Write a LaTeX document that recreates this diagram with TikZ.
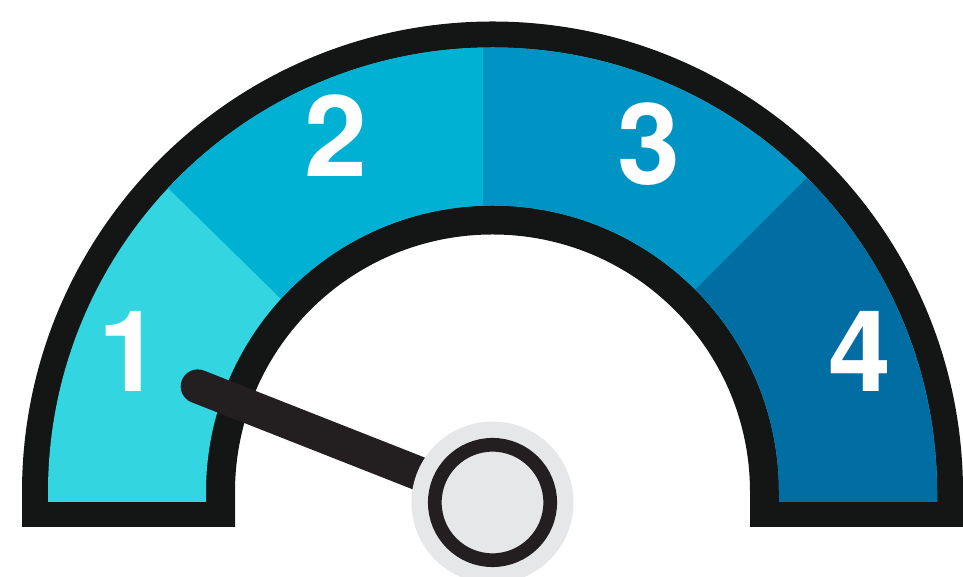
\documentclass[tikz,border=0pt]{standalone}
\usepackage{fontspec}
\setmainfont{TeX Gyre Heros}
\definecolor{segA}{RGB}{51,214,224}
\definecolor{segB}{RGB}{0,177,211}
\definecolor{segC}{RGB}{0,148,196}
\definecolor{segD}{RGB}{0,109,163}
\definecolor{rim}{RGB}{20,22,21}
\definecolor{needle}{RGB}{35,31,32}
\definecolor{hubgray}{RGB}{230,231,232}
\tikzset{
  digit/.style={text=white,font=\fontsize{113}{113}\selectfont\bfseries,inner sep=0pt,anchor=center},
}
\begin{document}
\begin{tikzpicture}[x=1pt,y=1pt]
\useasboundingbox (0,0) rectangle (963,577);
% black rim
\fill[rim] (22,50) -- (22,85) arc[start angle=180,end angle=0,radius=470.5]
  -- (963,50) -- (750,50) -- (750,85) arc[start angle=0,end angle=180,radius=257.5]
  -- (235,50) -- cycle;
% coloured band
\begin{scope}
\clip (48,75) -- (48,85) arc[start angle=180,end angle=0,radius=444.5]
  -- (937,75) -- (779,75) -- (779,85) arc[start angle=0,end angle=180,radius=286.5]
  -- (206,75) -- cycle;
\fill[segA] (0,0) rectangle (963,577);
\fill[segB] (56,499) -- (200,650) -- (483,650) -- (483,150) -- (336,224) -- cycle;
\fill[segC] (483,85) -- (483,650) -- (1057.5,650) -- (492.5,85) -- cycle;
\fill[segD] (492.5,85) -- (1100,692.5) -- (1100,0) -- (492.5,0) -- cycle;
\end{scope}
% digits
\node[digit] (d1) at (130,225.5) {1};
\node[digit] (d2) at (335.5,441.5) {2};
\node[digit] (d3) at (649,433) {3};
\node[digit] (d4) at (860,225.5) {4};
% needle and hub
\coordinate (tip) at (197.7,190.6);
\coordinate (hub) at (492.5,74.5);
\draw[needle,line width=34pt,line cap=round] (tip) -- (hub);
\fill[hubgray] (hub) circle[radius=81];
\draw[needle,line width=13.7pt] (hub) circle[radius=57.7];
\end{tikzpicture}
\end{document}
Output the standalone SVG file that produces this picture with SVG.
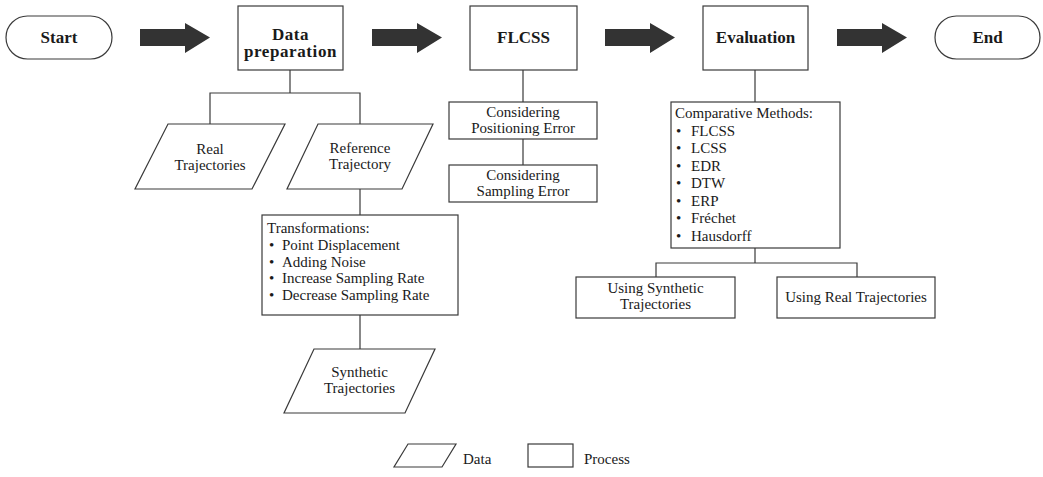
<svg xmlns="http://www.w3.org/2000/svg" width="1043" height="477" viewBox="0 0 1043 477">
<style>
.box{fill:#fff;stroke:#3a3a3a;stroke-width:1.2}
.ln{fill:none;stroke:#3a3a3a;stroke-width:1.2}
.arr{fill:#333;stroke:none}
text{font-family:"Liberation Serif","Times New Roman",serif;fill:#1a1a1a}
.b{font-weight:bold;font-size:17px;text-anchor:middle}
.r{font-size:15px}
.c{text-anchor:middle}
</style>
<rect width="1043" height="477" fill="#fff"/>
<g id="connectors">
<path class="arr" d="M140,29H185V23L210,37.5L185,53V46H140Z"/>
<path class="arr" d="M372,29H417V23L442,37.5L417,53V46H372Z"/>
<path class="arr" d="M605,29H650V23L675,37.5L650,53V46H605Z"/>
<path class="arr" d="M837,29H882V23L907,37.5L882,53V46H837Z"/>
<path class="ln" d="M290,70V93M210,124V93H360V124"/>
<path class="ln" d="M360,189V215M360,315V349"/>
<path class="ln" d="M523,70V102M523,139V165"/>
<path class="ln" d="M755,70V102M755,248V263M656,277V263H857V277"/>
</g>
<g id="start"><rect class="box" x="6" y="16" width="106" height="43" rx="21.5"/><text class="b" x="59" y="43">Start</text></g>
<g id="dataprep"><rect class="box" x="238" y="6" width="105" height="64"/><text class="b" x="290.5" y="40" letter-spacing="0.5">Data</text><text class="b" x="290.5" y="57" letter-spacing="0.6">preparation</text></g>
<g id="flcss"><rect class="box" x="470" y="6" width="107" height="64"/><text class="b" x="523.5" y="43">FLCSS</text></g>
<g id="evaluation"><rect class="box" x="703" y="6" width="105" height="64"/><text class="b" x="755.5" y="43">Evaluation</text></g>
<g id="end"><rect class="box" x="935" y="16" width="105" height="43" rx="21.5"/><text class="b" x="987.5" y="43">End</text></g>
<g id="real"><path class="box" d="M168,124H285L252,189H135Z"/><text class="r c" x="210" y="154">Real</text><text class="r c" x="210" y="170">Trajectories</text></g>
<g id="reference"><path class="box" d="M318,124H433L402,189H287Z"/><text class="r c" x="360" y="153">Reference</text><text class="r c" x="360" y="169">Trajectory</text></g>
<g id="transformations"><rect class="box" x="262" y="215" width="196" height="100"/>
<text class="r" x="267" y="233">Transformations:</text>
<text class="r"><tspan x="269" y="250">•</tspan><tspan x="282" y="250">Point Displacement</tspan></text>
<text class="r"><tspan x="269" y="266.5">•</tspan><tspan x="282" y="266.5">Adding Noise</tspan></text>
<text class="r"><tspan x="269" y="283">•</tspan><tspan x="282" y="283">Increase Sampling Rate</tspan></text>
<text class="r"><tspan x="269" y="300">•</tspan><tspan x="282" y="300">Decrease Sampling Rate</tspan></text>
</g>
<g id="synthetic"><path class="box" d="M314,349H435L405,413H284Z"/><text class="r c" x="359.5" y="377">Synthetic</text><text class="r c" x="359.5" y="393">Trajectories</text></g>
<g id="posErr"><rect class="box" x="449" y="102" width="148" height="37"/><text class="r c" x="523" y="117">Considering</text><text class="r c" x="523" y="133">Positioning Error</text></g>
<g id="sampErr"><rect class="box" x="449" y="165" width="148" height="37"/><text class="r c" x="523" y="180">Considering</text><text class="r c" x="523" y="196">Sampling Error</text></g>
<g id="methods"><rect class="box" x="671" y="102" width="169" height="146"/>
<text class="r" x="675" y="118">Comparative Methods:</text>
<text class="r"><tspan x="676" y="135.5">•</tspan><tspan x="691" y="135.5">FLCSS</tspan></text>
<text class="r"><tspan x="676" y="153">•</tspan><tspan x="691" y="153">LCSS</tspan></text>
<text class="r"><tspan x="676" y="170.5">•</tspan><tspan x="691" y="170.5">EDR</tspan></text>
<text class="r"><tspan x="676" y="188">•</tspan><tspan x="691" y="188">DTW</tspan></text>
<text class="r"><tspan x="676" y="205.5">•</tspan><tspan x="691" y="205.5">ERP</tspan></text>
<text class="r"><tspan x="676" y="223">•</tspan><tspan x="691" y="223">Fréchet</tspan></text>
<text class="r"><tspan x="676" y="240.5">•</tspan><tspan x="691" y="240.5">Hausdorff</tspan></text>
</g>
<g id="useSynth"><rect class="box" x="576" y="277" width="159" height="41"/><text class="r c" x="655.5" y="293">Using Synthetic</text><text class="r c" x="655.5" y="309">Trajectories</text></g>
<g id="useReal"><rect class="box" x="777" y="277" width="158" height="41"/><text class="r c" x="856" y="302">Using Real Trajectories</text></g>
<g id="legend">
<path class="box" d="M408,444H456L442,467H394Z"/><text class="r" x="463" y="464">Data</text>
<rect class="box" x="528" y="444" width="45" height="23"/><text class="r" x="584" y="464">Process</text>
</g>
</svg>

**TASK BRIEF:**
Copy in full each line that holds the word "with".

**EXERCISE RESULT:**
Write a LaTeX document that recreates this diagram with TikZ.
Output the standalone SVG file that produces this picture with SVG.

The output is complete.